En quittant l’opérateur téléphonique Méditel après de «bons et loyaux services», Mohamed El Mandjra lance la société Blue Mango Capital dont l’ambition première était de construire et de gérer un réseau d’établissements de soins de santé au Maroc et en Afrique. La première acquisition de taille a concerné la clinique Al-Kindy, l’un des établissements casablancais les mieux cotés dans le traitement des cancers. Plus tard, Blue Mango Capital s’allie à l’émirati Abraaj en créant le réseau réseau Oncologie et Diagnostic du Maroc, ODM, mettant au passage dans son escarcelle plusieurs établissements spécialisés à Casablanca, Tanger, Marrakech et Oujda. Et avec le désengagement du groupe Saham du secteur de la santé, et l’arrivée dans son tour de table du britannique Alta Semper Capital, qui a repris les parts d’Abraaj, Mohamed El Mandjra semble disposer d'une autoroute pour renforcer son positionnement dans le secteur.

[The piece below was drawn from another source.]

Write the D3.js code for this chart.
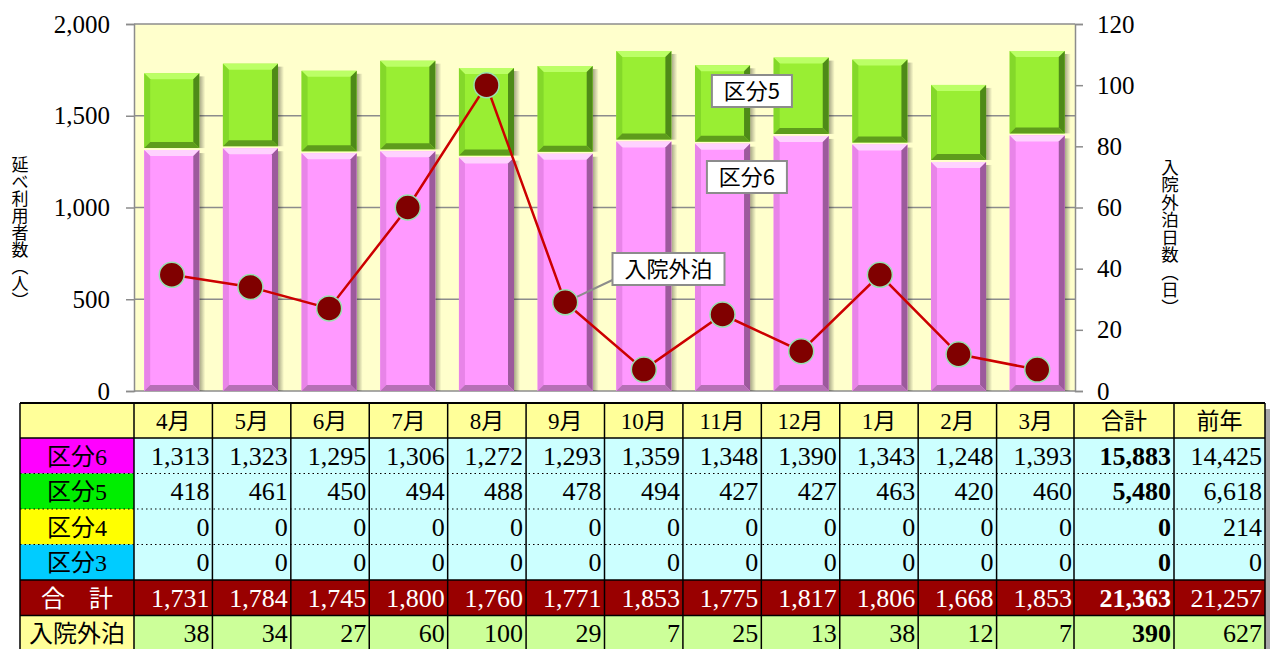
<!DOCTYPE html>
<html>
<head>
<meta charset="utf-8">
<script src="https://cdn.jsdelivr.net/npm/d3@7/dist/d3.min.js"></script>
<style>
body { margin: 0; background: #fff; }
text { font-family: "Liberation Serif", "Noto Sans CJK JP", serif; }
.sans { font-family: "Noto Sans CJK JP", sans-serif; }
</style>
</head>
<body>
<div id="chart"></div>
<script>
// data
const months = ["4月","5月","6月","7月","8月","9月","10月","11月","12月","1月","2月","3月"];
const kubun6 = [1313,1323,1295,1306,1272,1293,1359,1348,1390,1343,1248,1393];
const kubun5 = [418,461,450,494,488,478,494,427,427,463,420,460];
const kubun4 = [0,0,0,0,0,0,0,0,0,0,0,0];
const kubun3 = [0,0,0,0,0,0,0,0,0,0,0,0];
const totals = [1731,1784,1745,1800,1760,1771,1853,1775,1817,1806,1668,1853];
const gaihaku = [38,34,27,60,100,29,7,25,13,38,12,7];
const sumCol = [15883,5480,0,0,21363,390];
const prevCol = [14425,6618,214,0,21257,627];
const leftTicks = [0,500,1000,1500,2000];
const rightTicks = [0,20,40,60,80,100,120];

const W = 1276, H = 649;
const svg = d3.select("#chart").append("svg")
    .attr("width", W).attr("height", H);

const pLeft = 134, pRight = 1075, pTop = 24, pBottom = 391;

const x = d3.scaleBand().domain(months).range([pLeft, pRight])
    .paddingInner(0.3).paddingOuter(0.13);
const xCol = d3.scaleBand().domain(months).range([pLeft, pRight]);
const yL = d3.scaleLinear().domain([0, 2000]).range([pBottom, pTop]);
const yR = d3.scaleLinear().domain([0, 120]).range([pBottom, pTop]);

const fmt = d3.format(",");

// gradient for the bar shadow
const defs = svg.append("defs");
const sg = defs.append("linearGradient").attr("id", "shadow");
sg.append("stop").attr("offset", "0%").attr("stop-color", "#000").attr("stop-opacity", 0.35);
sg.append("stop").attr("offset", "100%").attr("stop-color", "#000").attr("stop-opacity", 0);

// plot background
svg.append("rect")
    .attr("x", pLeft).attr("y", pTop)
    .attr("width", pRight - pLeft).attr("height", pBottom - pTop)
    .attr("fill", "#ffffcc");

// gridlines
svg.append("g").selectAll("line").data(leftTicks).join("line")
    .attr("x1", pLeft).attr("x2", pRight)
    .attr("y1", d => yL(d)).attr("y2", d => yL(d))
    .attr("stroke", "#8c8c8c").attr("stroke-width", 1.5);

// left axis
const axL = svg.append("g").attr("transform", `translate(${pLeft},0)`)
    .call(d3.axisLeft(yL).tickValues(leftTicks).tickFormat(fmt).tickSize(8).tickPadding(16));
axL.attr("font-family", null);
axL.select(".domain").attr("stroke", "#8c8c8c").attr("stroke-width", 1.5);
axL.selectAll(".tick line").attr("stroke", "#8c8c8c").attr("stroke-width", 1.5);
axL.selectAll("text").attr("font-size", 25).attr("fill", "#000")
    .style("font-family", "'Liberation Serif', serif");

// right axis
const axR = svg.append("g").attr("transform", `translate(${pRight},0)`)
    .call(d3.axisRight(yR).tickValues(rightTicks).tickSize(8).tickPadding(14));
axR.attr("font-family", null);
axR.select(".domain").attr("stroke", "#8c8c8c").attr("stroke-width", 1.5);
axR.selectAll(".tick line").attr("stroke", "#8c8c8c").attr("stroke-width", 1.5);
axR.selectAll("text").attr("font-size", 25).attr("fill", "#000")
    .style("font-family", "'Liberation Serif', serif");

// axis titles (vertical)
svg.append("text").attr("class", "sans")
    .attr("x", 20).attr("y", 233)
    .attr("text-anchor", "middle")
    .style("writing-mode", "vertical-rl")
    .attr("font-size", 17)
    .text("延べ利用者数（人）");
svg.append("text").attr("class", "sans")
    .attr("x", 1170).attr("y", 237)
    .attr("text-anchor", "middle")
    .style("writing-mode", "vertical-rl")
    .attr("font-size", 17.5)
    .text("入院外泊日数（日）");

// beveled bar segment
function bevelBar(g, x0, y0, w, h, c) {
    const b = Math.min(6, h / 2);
    g.append("rect").attr("x", x0 + w).attr("y", y0 + 3)
        .attr("width", 6).attr("height", h - 3).attr("fill", "url(#shadow)");
    g.append("rect").attr("x", x0).attr("y", y0).attr("width", w).attr("height", h).attr("fill", c.base);
    const poly = (pts, fill) => g.append("polygon")
        .attr("points", pts.map(p => p.join(",")).join(" ")).attr("fill", fill);
    poly([[x0, y0], [x0 + w, y0], [x0 + w - b, y0 + b], [x0 + b, y0 + b]], c.top);
    poly([[x0, y0], [x0 + b, y0 + b], [x0 + b, y0 + h - b], [x0, y0 + h]], c.left);
    poly([[x0 + w, y0], [x0 + w, y0 + h], [x0 + w - b, y0 + h - b], [x0 + w - b, y0 + b]], c.right);
    poly([[x0, y0 + h], [x0 + b, y0 + h - b], [x0 + w - b, y0 + h - b], [x0 + w, y0 + h]], c.bottom);
}

const pink = { base: "#ff99ff", top: "#ffd2ff", left: "#e884e8", right: "#9c5a9c", bottom: "#b670b6" };
const green = { base: "#99ee33", top: "#bbff66", left: "#84d82a", right: "#4e8a18", bottom: "#5e9c1c" };

const bars = svg.append("g");
months.forEach((m, i) => {
    const g = bars.append("g");
    const bx = x(m), bw = x.bandwidth();
    const y6 = yL(kubun6[i]);
    bevelBar(g, bx, y6, bw, yL(0) - y6, pink);
    const y5 = yL(kubun6[i] + kubun5[i]);
    bevelBar(g, bx, y5, bw, y6 - y5 - 2, green);
});

// line series
const line = d3.line()
    .x((d, i) => x(months[i]) + x.bandwidth() / 2)
    .y(d => yR(d));
svg.append("path").datum(gaihaku)
    .attr("d", line).attr("fill", "none")
    .attr("stroke", "#cc0000").attr("stroke-width", 2.5);

// callouts
function callout(label, bx, by, bw, bh, fs) {
    const g = svg.append("g");
    g.append("rect").attr("x", bx).attr("y", by).attr("width", bw).attr("height", bh)
        .attr("fill", "#fff").attr("stroke", "#8c8c8c").attr("stroke-width", 2);
    g.append("text").attr("class", "sans")
        .attr("x", bx + bw / 2).attr("y", by + bh / 2 + fs * 0.36)
        .attr("text-anchor", "middle").attr("font-size", fs)
        .text(label);
    return g;
}
// leader for 入院外泊 to the 9月 marker
svg.append("line")
    .attr("x1", xCol("10月") + 8).attr("y1", 280)
    .attr("x2", x("9月") + x.bandwidth() / 2).attr("y2", yR(gaihaku[5]))
    .attr("stroke", "#8c8c8c").attr("stroke-width", 2);

svg.append("g").selectAll("circle").data(gaihaku).join("circle")
    .attr("cx", (d, i) => x(months[i]) + x.bandwidth() / 2)
    .attr("cy", d => yR(d))
    .attr("r", 12.5)
    .attr("fill", "#800000")
    .attr("stroke", "#99e0b0").attr("stroke-width", 1.5);

callout("区分5", xCol("11月") + 29, 75, 80, 32, 22);
callout("区分6", xCol("11月") + 24, 161, 80, 32, 22);
callout("入院外泊", xCol("10月") + 8, 253, 112, 32, 22);

// table
const tTop = 403, headH = 35, rowH = 35.5;
const labelX0 = 20, sumX0 = pRight - 1, prevX0 = 1174, tRight = 1265;

const rows = [
    { label: "区分6", lf: "#ff00ff", cf: "#ccffff", tc: "#000", vals: kubun6 },
    { label: "区分5", lf: "#00ee00", cf: "#ccffff", tc: "#000", vals: kubun5 },
    { label: "区分4", lf: "#ffff00", cf: "#ccffff", tc: "#000", vals: kubun4 },
    { label: "区分3", lf: "#00ccff", cf: "#ccffff", tc: "#000", vals: kubun3 },
    { label: "合　計", lf: "#990000", cf: "#990000", tc: "#fff", vals: totals },
    { label: "入院外泊", lf: "#ffff99", cf: "#ccff99", tc: "#000", vals: gaihaku }
];
rows.forEach((r, i) => { r.sum = sumCol[i]; r.prev = prevCol[i]; });

const cols = [{ x0: labelX0, x1: pLeft }]
    .concat(months.map(m => ({ x0: xCol(m), x1: xCol(m) + xCol.bandwidth() })))
    .concat([{ x0: sumX0, x1: prevX0 }, { x0: prevX0, x1: tRight }]);

const tbl = svg.append("g");
const tBottom = tTop + headH + rowH * rows.length;

// shadow
tbl.append("rect").attr("x", tRight).attr("y", tTop + 6)
    .attr("width", 5).attr("height", tBottom - tTop).attr("fill", "#a8a8a8");

// header
const headLabels = [""].concat(months).concat(["合計", "前年"]);
tbl.selectAll(".hcell").data(cols).join("rect")
    .attr("x", d => d.x0).attr("y", tTop)
    .attr("width", d => d.x1 - d.x0).attr("height", headH)
    .attr("fill", "#ffff99");
tbl.selectAll(".htext").data(cols).join("text")
    .attr("x", d => (d.x0 + d.x1) / 2).attr("y", tTop + headH / 2 + 8)
    .attr("text-anchor", "middle").attr("font-size", 23)
    .text((d, i) => headLabels[i]);

rows.forEach((r, ri) => {
    const ry = tTop + headH + ri * rowH;
    const g = tbl.append("g");
    const cells = [r.label].concat(r.vals).concat([r.sum, r.prev]);
    g.selectAll("rect").data(cols).join("rect")
        .attr("x", d => d.x0).attr("y", ry)
        .attr("width", d => d.x1 - d.x0).attr("height", rowH)
        .attr("fill", (d, i) => i === 0 ? r.lf : r.cf);
    g.selectAll("text").data(cols).join("text")
        .attr("x", (d, i) => i === 0 ? (d.x0 + d.x1) / 2 : d.x1 - 3)
        .attr("y", ry + rowH / 2 + 9)
        .attr("text-anchor", (d, i) => i === 0 ? "middle" : "end")
        .attr("font-size", (d, i) => i === 0 ? 24 : 26)
        .attr("font-weight", (d, i) => i === cols.length - 2 ? "bold" : "normal")
        .attr("fill", r.tc)
        .text((d, i) => i === 0 ? cells[i] : fmt(cells[i]));
});

// horizontal rules
const hLines = [
    { y: tTop + headH, dash: null },
    { y: tTop + headH + rowH, dash: "1.5,3" },
    { y: tTop + headH + rowH * 2, dash: "1.5,3" },
    { y: tTop + headH + rowH * 3, dash: "1.5,3" },
    { y: tTop + headH + rowH * 4, dash: null },
    { y: tTop + headH + rowH * 5, dash: null }
];
tbl.selectAll(".hl").data(hLines).join("line")
    .attr("x1", labelX0).attr("x2", tRight)
    .attr("y1", d => d.y).attr("y2", d => d.y)
    .attr("stroke", "#000")
    .attr("stroke-width", d => d.dash ? 1.2 : 1.5)
    .attr("stroke-dasharray", d => d.dash);

// vertical rules
const vx = cols.map(d => d.x0).concat([tRight]);
tbl.selectAll(".vl").data(vx).join("line")
    .attr("x1", d => d).attr("x2", d => d)
    .attr("y1", tTop).attr("y2", tBottom)
    .attr("stroke", "#000").attr("stroke-width", 1.5);
tbl.append("line").attr("x1", labelX0).attr("x2", tRight)
    .attr("y1", tTop).attr("y2", tTop)
    .attr("stroke", "#000").attr("stroke-width", 2);
</script>
</body>
</html>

Afin de répondre aux exigences de son nouvel actionnaire britannique, rentabiliser dans les meilleurs délais ses investissements et faire fonctionner toute cette machine, le nouveau« roi de la chimiothérapie », a besoin de ressources humaines qualifiées, notamment des spécialistes en oncologie, en radiologie et des radiothérapeutes. Ces profils étant rares dans le privé, ODM est parti à leur chasse dans le public.
Ces pratiques, illégales, sont répandues dans le secteur privé et ne sont d’ailleurs pas l’apanage du réseau d’El Mandjra. Elles ont souvent été dénoncées par le contribuable qui se retrouve obligé par son médecin traitant exerçant à l’hôpital public de le suivre dans la clinique où ce dernier passe le plus clair de son temps en violation flagrante des lois marocaines.
La médecine au Maroc reste une médecine de proximité et de personnes. Un patient va chez le médecin X ou Y. Les patients sont prêts à suivre leur médecin dans n’importe quel établissement. Ce qui n’est pas le cas à l’étranger où le patient opte pour un établissement presque indépendamment de la personne du médecin.
Pire, et à Marrakech par exemple, les cliniques ne font pas que «débaucher» des malades de l’hôpital public (dans le jargon, on appelle l’opération un «recrutement ») mais vont jusqu’à se «servir» à l’hôpital militaire de la ville. Et toutes les spécialités y passent : traumatologie, cardiologie, neurologie, oncologie, radiothérapie etc.
Dans le réseau d’ODM d’El Mandjra, on ne «recrute» pas uniquement les malades mais aussi leur médecin traitant, un militaire ! En effet, un médecin militaire, de ses initiales I.L., officier supérieur, de rang de commandant, spécialiste en radiothérapie, exerce en toute impunité, et À PLEIN TEMPS, dans les établissements de l’ancien patron de Méditel, sans que cela suscite le moindre émoi de l’Ordre des médecins et des pouvoirs publics.
Une affaire similaire avait éclaté il y a quelques semaines, mettant en cause un traumatologue de l’hôpital militaire de Marrakech qui recrutait des malades de cet hôpital pour le compte de la clinique où il exerce illégalement. Ce cas avait fait la une de certains médias nationaux et avait même fait réagir un organisme national de défense des droits de l’homme qui a dénoncé de telles pratiques en s’en ouvrant à l’inspecteur général des Forces armées royales à travers une lettre écrite.
Oncologie et Diagnostic du Maroc - ODM
Créée en 2014, ODM est spécialisé en oncologie et imagerie médicale. À date d’aujourd’hui, le réseau d’ODM compte une dizaine d’établissements, dont des centres très connus de Casablanca tels que Al Kindy et Radiologie Anoual. En plus de ces deux, Oncologie et Diagnostic du Maroc gère aussi le centre d’anatomo-pathologie Moulay Driss et la clinique Menara à Marrakech. ODM a construit en 2018, sur 3000m2, le Centre oriental Al Kindy à Oujda. Un projet similaire est lancé également à Fès et devrait voir le jour en 2019. ODM garde d’ailleurs un œil sur le démantèlement de Meden Healthcare (pôle santé du groupe Saham) dont ODM a déjà acquis deux centres de radiologie, le Blue Park, à Casablanca, et le centre Bouregreg, à Rabat.